創業者の佐藤拓永氏は、もともと宮城県の養豚農家で、輸入トウモロコシを原料に自家配合の飼料を使っていたが、売り上げの6割を占める飼料代と、「輸入飼料を使った豚肉を国産といえるのか」と疑問を持ち、エコフィード(食品副産物による飼料)での「本当の国産豚肉」の生産をめざした。

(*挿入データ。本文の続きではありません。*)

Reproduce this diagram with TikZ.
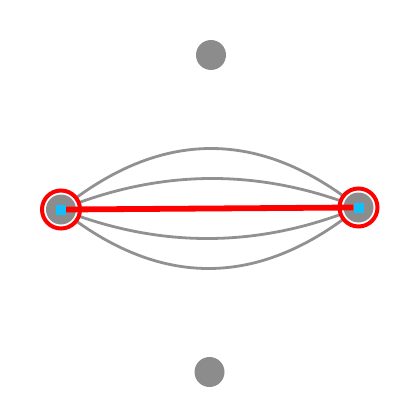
\documentclass[tikz,border=0pt]{standalone}
\usetikzlibrary{calc}
\definecolor{nodegray}{RGB}{140,140,140}
\definecolor{edgegray}{RGB}{145,145,145}
\definecolor{ringred}{RGB}{255,0,0}
\definecolor{sqcyan}{RGB}{20,190,250}
\tikzset{
  dot/.style={circle,fill=nodegray,draw=none,minimum size=30pt,inner sep=0pt},
  ring/.style={circle,draw=ringred,line width=4pt,fill=white,minimum size=38pt,inner sep=0pt},
  sq/.style={rectangle,fill=sqcyan,draw=none,minimum size=10pt,inner sep=0pt},
  arc/.style={draw=edgegray,line width=2.8pt},
  hl/.style={draw=ringred,line width=5.8pt}
}
\begin{document}
\begin{tikzpicture}[x=1pt,y=-1pt]
\useasboundingbox (0,0) rectangle (420,420);
\coordinate (Lc) at (61,209.5);
\coordinate (Rc) at (358.5,207.5);
\coordinate (M) at ($(Lc)!0.5!(Rc)$);
\foreach \h [count=\i] in {-120,-60,60,120}{
  \coordinate (Q\i) at ($(M)+(0,\h)$);
  \draw[arc] (Lc) .. controls ($(Lc)!2/3!(Q\i)$) and ($(Rc)!2/3!(Q\i)$) .. (Rc);
}
\node[ring] (Lr) at (Lc) {};
\node[ring] (Rr) at (Rc) {};
\node[dot] (L) at (Lc) {};
\node[dot] (R) at (Rc) {};
\node[dot] (T) at (211,55) {};
\node[dot] (B) at (209.5,372) {};
\node[sq] (Ls) at (Lc) {};
\node[sq] (Rs) at (Rc) {};
\draw[hl] (Ls.east) -- (Rs.west);
\end{tikzpicture}
\end{document}
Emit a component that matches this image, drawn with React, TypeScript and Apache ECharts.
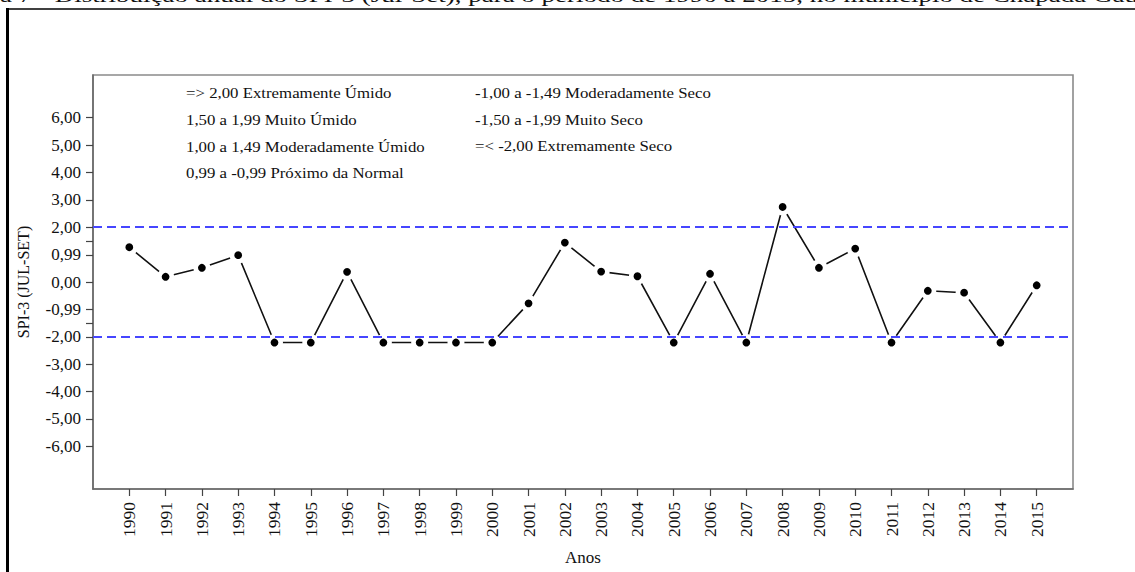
import React, { useEffect, useRef } from "react";
import * as echarts from "echarts";

const years = [
  1990, 1991, 1992, 1993, 1994, 1995, 1996, 1997, 1998, 1999, 2000, 2001, 2002,
  2003, 2004, 2005, 2006, 2007, 2008, 2009, 2010, 2011, 2012, 2013, 2014, 2015,
];
const spi3 = [
  1.27, 0.19, 0.52, 0.98, -2.21, -2.21, 0.37, -2.21, -2.21, -2.21, -2.21, -0.78,
  1.44, 0.38, 0.21, -2.21, 0.3, -2.21, 2.74, 0.52, 1.22, -2.21, -0.32, -0.39,
  -2.21, -0.12,
];
const yLabelValues = [6, 5, 4, 3, 2, 0.99, 0, -0.99, -2, -3, -4, -5, -6];
const yTickValues = [6, 5, 4, 3, 2, 1.5, 0.99, 0, -0.99, -1.5, -2, -3, -4, -5, -6];
const thresholds = [2, -2];
const legendLeft = [
  "=> 2,00 Extremamente Úmido",
  "1,50 a 1,99 Muito Úmido",
  "1,00 a 1,49 Moderadamente Úmido",
  "0,99 a -0,99 Próximo da Normal",
];
const legendRight = [
  "-1,00 a -1,49 Moderadamente Seco",
  "-1,50 a -1,99 Muito Seco",
  "=< -2,00 Extremamente Seco",
];
const caption =
  "a 7 - Distribuição anual do SPI-3 (Jul-Set), para o período de 1990 a 2015, no município de Chapada Gaúcha";

const FONT = "'Liberation Serif', 'Times New Roman', serif";

export default function App() {
  const ref = useRef<HTMLDivElement>(null);
  useEffect(() => {
    document.body.style.margin = "0";
    if (!ref.current) return;
    const chart = echarts.init(ref.current, null, { renderer: "svg" });
    const fmt = (v: number) => v.toFixed(2).replace(".", ",");
    const legendEls: any[] = [];
    const leftY = [93.5, 120.5, 147.3, 173.5];
    legendLeft.forEach((t, i) =>
      legendEls.push({
        type: "text",
        x: 186,
        y: leftY[i],
        scaleX: 1.2,
        style: {
          text: t,
          font: `14px ${FONT}`,
          fill: "#111",
          textAlign: "left",
          textVerticalAlign: "middle",
        },
      })
    );
    const rightY = [93, 119.7, 146.3];
    legendRight.forEach((t, i) =>
      legendEls.push({
        type: "text",
        x: 475,
        y: rightY[i],
        scaleX: 1.2,
        style: {
          text: t,
          font: `14px ${FONT}`,
          fill: "#111",
          textAlign: "left",
          textVerticalAlign: "middle",
        },
      })
    );
    chart.setOption({
      animation: false,
      backgroundColor: "#fff",
      grid: {
        left: 93,
        right: 62,
        top: 75,
        bottom: 83,
        show: true,
        borderColor: "#8a8a8a",
        borderWidth: 1.6,
        backgroundColor: "transparent",
      },
      xAxis: {
        type: "value",
        min: 1989,
        max: 2016,
        name: "Anos",
        nameLocation: "middle",
        nameGap: 60,
        nameTextStyle: { fontFamily: FONT, fontSize: 17, color: "#111" },
        axisLine: {
          show: true,
          onZero: false,
          lineStyle: { color: "#6a6a6a", width: 1.6 },
        },
        axisTick: {
          show: true,
          length: 7,
          customValues: years,
          lineStyle: { color: "#444", width: 1.2 },
        },
        axisLabel: {
          customValues: years,
          rotate: 90,
          margin: 13,
          fontFamily: FONT,
          fontSize: 17.5,
          color: "#111",
          formatter: (v: number) => String(v),
        },
        splitLine: { show: false },
      },
      yAxis: {
        type: "value",
        min: -7.56,
        max: 7.56,
        name: "SPI-3 (JUL-SET)",
        nameLocation: "middle",
        nameGap: 62,
        nameTextStyle: { fontFamily: FONT, fontSize: 16, color: "#111" },
        axisLine: {
          show: true,
          onZero: false,
          lineStyle: { color: "#6a6a6a", width: 1.6 },
        },
        axisTick: {
          show: true,
          length: 7,
          customValues: yTickValues,
          lineStyle: { color: "#444", width: 1.2 },
        },
        axisLabel: {
          customValues: yLabelValues,
          margin: 12,
          fontFamily: FONT,
          fontSize: 17,
          color: "#111",
          formatter: (v: number) => fmt(v),
        },
        splitLine: { show: false },
      },
      series: [
        {
          type: "line",
          z: 2,
          data: years.map((y, i) => [y, spi3[i]]),
          symbol: "circle",
          symbolSize: 12.4,
          showAllSymbol: true,
          lineStyle: { color: "#111", width: 1.6 },
          itemStyle: { color: "#000", borderColor: "#fff", borderWidth: 4.6 },
        },
        {
          type: "line",
          z: 5,
          data: [],
          markLine: {
            silent: true,
            symbol: "none",
            label: { show: false },
            lineStyle: { color: "#4646ff", width: 2, type: [9, 5] },
            data: thresholds.map((t) => ({ yAxis: t })),
          },
        },
      ],
      graphic: [
        {
          type: "text",
          x: 0,
          y: 4.5,
          scaleX: 1.42,
          style: {
            text: caption,
            font: `19px ${FONT}`,
            fill: "#111",
            textAlign: "left",
            textVerticalAlign: "bottom",
          },
        },
        {
          type: "line",
          shape: { x1: 7.5, y1: 8, x2: 7.5, y2: 572 },
          style: { stroke: "#000", lineWidth: 3 },
        },
        {
          type: "line",
          shape: { x1: 6, y1: 9, x2: 1135, y2: 9 },
          style: { stroke: "#000", lineWidth: 1.5 },
        },
        ...legendEls,
      ],
    });
    return () => chart.dispose();
  }, []);
  return <div ref={ref} style={{ width: 1135, height: 572 }} />;
}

福山市で競売に出ていた養鶏場跡の土地を確保し、資金調達に苦労したが、政策金融公庫などの融資を得て、母豚40頭からスタートした。当初はエサの品質に問題があり、まともな肉がつくれないなど、エコフィード養豚の立ち上げの難しさを実感した。現在、食品副産物を年間8000~9000t使用し、飼料コストを数パーセントにまで抑えているという。
◎大規模有機野菜で活路
ふしちゃんの伏田直弘代表取締役
ふしちゃん(茨城県つくば市)は、有機栽培の野菜を中心とする経営。社員6名にパートタイマ―15人、外国人実習生9人でハウス2.6ha、露地250aで小松菜を中心にミズナ、ホウレンソウ、ロメインレタス、イチゴ、それに今年から米を栽培している。売り上げは1.5億円を超える。
経営理念は「日本のものづくり技術を持って世界に打って出る」「オーガニックに付加価値(おいしさ、棚もちのよさ等)をつける」を掲げる。販売先は宅配のほか、スーパーマーケット、市場、直売所など多様だが、付加価値をつけて、少し高めでも購入する消費者を対象とする。また消費者に近い方が販売単価を高く設定できるため、消費者から遠い商社等とは取引しないと伏田氏はいう。
一方コスト面では人件費の削減のため、ハウスの電動ドリルによる温度管理、スマホでの潅水管理、防草シートの活用などを導入。コストの3割以上を占める出荷作業はB型障害者施設と業務委託契約を結び、就労の機会をつくるなど労力削減に努めている。
◎稲作の規模拡大を支援
(株)NEWGREENの中條大希代表取締役
NEWGREENは、山形県で54棟のハウス(すべてJAS認証取得)と、千葉県で4.3haの露地野菜を栽培し、農業生産・販売のほか農業用ロボットの開発、農業用資材開発・販売事業等も手掛ける。
中條氏は「農業の生産性向上と環境負荷低減を同時に実現する『緑の革命』を目指す」という。特に米に関して、今後、生産の減少が需要の減少を上回り、2040年には需給バランスが逆転すると推定する。同時に農業者は急激に減少し、農地の集約と大規模化が進み、売り上げ3000万円以上の中・大規模経営が今後、稲作経営の主役になるとみる。
特に同社が力を入れているのが生産者との連携による安定した有機米の供給事業で、今年度の集荷予定量は約1000tを見込む。有機米栽培のネックとなる除草を中心とする労働時間を短縮するためには、特に除草作業時間6割の削減が見込まれるアイガモロボの活用に努めている。
(株)農林中金総合研究所の石田一喜主事研究員
このほかセミナーでは(株)農林中金総合研究所の石田一喜主事研究員が資材高騰と人手不足について情勢報告した。同氏は気候変動による高温で管理・防除の負荷が高まるなかで、労働力不足が制約要因になる可能性を挙げ、「特に高齢農業者を中心に防除負荷の高まりに限界の声が上がっており、技術選択にこれを加味する必要がある」と指摘した。